2. Disallowance of credit on input services.

Detailed Analysis:

Issue 1: Demand of Service Tax under 'Supply of Tangible Goods'
The appellants are engaged in services such as Advertising, Online Information, Video Tape Production, and Sound Recording. They own "Qube Digital" video format and provide Digital Projector Systems to theatre owners either on a sale basis or on a right-to-use basis. The department contended that the income from "Right to Use" fee and "Per Show Fee" was taxable under section 65(105)(zzzzj) of the Finance Act, 1994, as 'Supply of Tangible Goods'. The appellants argued that they transferred possession and effective control of the equipment, thus not falling under 'Supply of Tangible Goods'. They also contended that they paid VAT on the right-to-use fee, making them exempt from service tax due to the mutual exclusivity of VAT and service tax. The tribunal referred to the decision in G.S. Lamba & Sons Vs. State of Andhra Pradesh, which clarified that effective control does not necessarily require physical control. The tribunal concluded that the appellants had transferred both possession and effective control, thus their activities did not fall under 'Supply of Tangible Goods'. Consequently, the demand for service tax and related penalties were set aside.

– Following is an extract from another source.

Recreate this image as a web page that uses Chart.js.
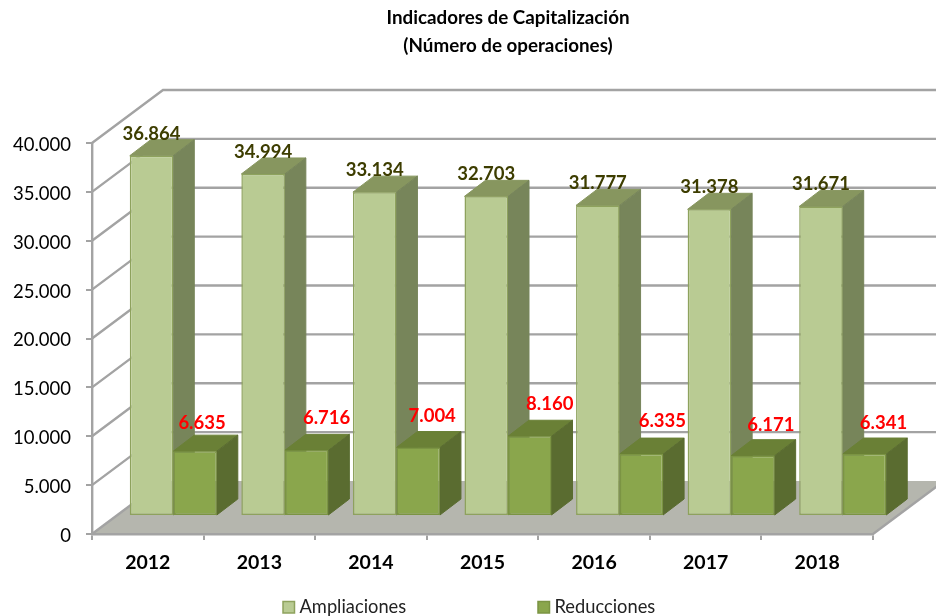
<!DOCTYPE html>
<html><head><meta charset="utf-8">
<style>html,body{margin:0;padding:0;background:#fff}canvas{display:block}</style>
<script src="https://cdn.jsdelivr.net/npm/chart.js@4"></script>
</head><body><canvas id="c" width="936" height="616"></canvas>
<script>
const categories = ['2012','2013','2014','2015','2016','2017','2018'];
const ampliaciones = [36864,34994,33134,32703,31777,31378,31671];
const reducciones = [6635,6716,7004,8160,6335,6171,6341];
const titleLines = ['Indicadores de Capitalización','(Número de operaciones)'];
const seriesNames = ['Ampliaciones','Reducciones'];

const FONT = 'Lato, Carlito, sans-serif';
const fmt = v => String(v).replace(/\B(?=(\d{3})+$)/g,'.');
const WALL = {dx:71, dy:-53};
const BAR = {dx:25.5, dy:-18, depthX:21, depthY:-16};
const GRID = '#a3a3a3';
const look = [
  {front:'#b9cb93', edge:'#8ea25d', top:'#87965f', side:'#77855a', label:'#3d3d00'},
  {front:'#8aa64c', edge:'#7b9443', top:'#6a8036', side:'#5a6c30', label:'#ff0000'}
];
const redNudge = [[7,-28],[20,-32],[14,-32],[20,-32],[21,-33],[18,-31],[19,-31]];

const scene = {
  id:'scene',
  afterLayout(chart){ chart.titleBlock.left = 80; chart.titleBlock.right = 936; },
  beforeDraw(chart){
    const {ctx, scales:{y}, chartArea:a} = chart;
    const y0 = y.getPixelForValue(0);
    ctx.save();
    ctx.fillStyle = '#b5b6ae';
    ctx.beginPath();
    ctx.moveTo(a.left,y0); ctx.lineTo(a.right,y0);
    ctx.lineTo(a.right+WALL.dx,y0+WALL.dy); ctx.lineTo(a.left+WALL.dx,y0+WALL.dy);
    ctx.closePath(); ctx.fill();
    ctx.strokeStyle = GRID; ctx.lineWidth = 2.4;
    y.ticks.forEach(t=>{
      const p = y.getPixelForValue(t.value);
      ctx.beginPath();
      ctx.moveTo(a.left,p); ctx.lineTo(a.left+WALL.dx,p+WALL.dy);
      if (t.value>0) ctx.lineTo(936,p+WALL.dy);
      ctx.stroke();
    });
    ctx.beginPath();
    ctx.moveTo(a.right,y0); ctx.lineTo(a.right+WALL.dx,y0+WALL.dy); ctx.stroke();
    ctx.restore();
  },
  beforeDatasetsDraw(chart){
    const {ctx} = chart;
    ctx.save();
    ctx.translate(BAR.dx,BAR.dy);
    chart.data.datasets.forEach((ds,i)=>{
      const c = look[i];
      chart.getDatasetMeta(i).data.forEach(el=>{
        const {x,y,base,width} = el.getProps(['x','y','base','width'],true);
        const l=x-width/2, r=x+width/2, dx=BAR.depthX, dy=BAR.depthY;
        ctx.lineWidth=1; ctx.strokeStyle=c.top; ctx.fillStyle=c.top;
        ctx.beginPath(); ctx.moveTo(l,y); ctx.lineTo(l+dx,y+dy); ctx.lineTo(r+dx,y+dy); ctx.lineTo(r,y); ctx.closePath(); ctx.fill(); ctx.stroke();
        ctx.strokeStyle=c.side; ctx.fillStyle=c.side;
        ctx.beginPath(); ctx.moveTo(r,y); ctx.lineTo(r+dx,y+dy); ctx.lineTo(r+dx,base+dy); ctx.lineTo(r,base); ctx.closePath(); ctx.fill(); ctx.stroke();
      });
    });
  },
  afterDatasetsDraw(chart){
    const {ctx} = chart;
    ctx.restore();
    ctx.save();
    ctx.font = 'bold 18.5px '+FONT;
    ctx.textAlign='center'; ctx.textBaseline='middle';
    chart.data.datasets.forEach((ds,i)=>{
      ctx.fillStyle = look[i].label;
      chart.getDatasetMeta(i).data.forEach((el,k)=>{
        const {x,y} = el.getProps(['x','y'],true);
        const n = i===0 ? [0,-22] : redNudge[k];
        ctx.fillText(fmt(ds.data[k]), x+BAR.dx+n[0], y+BAR.dy+n[1]);
      });
    });
    // legend
    ctx.font = '18.3px '+FONT; ctx.textAlign='left';
    [283,538].forEach((lx,i)=>{
      ctx.fillStyle=look[i].front; ctx.strokeStyle=look[i].edge; ctx.lineWidth=1.5;
      ctx.fillRect(lx,601.5,11.5,11.5); ctx.strokeRect(lx,601.5,11.5,11.5);
      ctx.fillStyle='#222';
      ctx.fillText(seriesNames[i], lx+16.5, 607);
    });
    ctx.restore();
  }
};

new Chart(document.getElementById('c'),{
  type:'bar',
  data:{labels:categories,datasets:[
    {label:seriesNames[0],data:ampliaciones,backgroundColor:look[0].front,borderColor:look[0].edge,borderWidth:1.5,borderSkipped:false},
    {label:seriesNames[1],data:reducciones,backgroundColor:look[1].front,borderColor:look[1].edge,borderWidth:1.5,borderSkipped:false}
  ]},
  plugins:[scene],
  options:{
    responsive:false, animation:false, clip:false,
    categoryPercentage:0.78, barPercentage:1,
    layout:{padding:{left:0,right:63,top:0,bottom:0}},
    plugins:{
      legend:{display:false}, tooltip:{enabled:false},
      title:{display:true,text:titleLines,color:'#000',font:{family:FONT,weight:'bold',size:18.8,lineHeight:1.49},padding:{top:4,bottom:83}}
    },
    scales:{
      x:{
        afterFit(s){s.height=82;},
        grid:{drawOnChartArea:false,color:GRID,lineWidth:2,tickLength:6,offset:true},
        border:{color:GRID,width:2.4},
        ticks:{color:'#000',padding:11,font:{family:FONT,weight:'bold',size:19.5},maxRotation:0}
      },
      y:{
        min:0,max:40000,
        afterFit(s){s.width=92;},
        grid:{drawOnChartArea:false,color:GRID,lineWidth:2,tickLength:6},
        border:{color:GRID,width:2.4},
        ticks:{stepSize:5000,color:'#000',padding:15,labelOffset:2,font:{family:FONT,size:18.5},callback:v=>fmt(v)}
      }
    }
  }
});
</script></body></html>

Issue 2: Disallowance of Credit on Input Services
The appellants also contested the disallowance of credit on various input services such as club or association services, travel insurance, group mediclaim insurance, personal accident insurance, directors and officers liability insurance, and employees deposit linked insurance. The tribunal noted that these services were availed before 1.4.2011, when the definition of input service under Rule 2(l) of CENVAT Credit Rules, 2004, had a broader scope, including all activities relating to business. The tribunal upheld the disallowance of credit for club services, as conceded by the appellants, but allowed credit for the other services. Consequently, the related penalties were also set aside.

Conclusion:
The tribunal modified the impugned order by setting aside the demand and penalties related to 'Supply of Tangible Goods' service and the disallowance of credit on input services, except for club services. The appeals were disposed of with consequential relief, if any.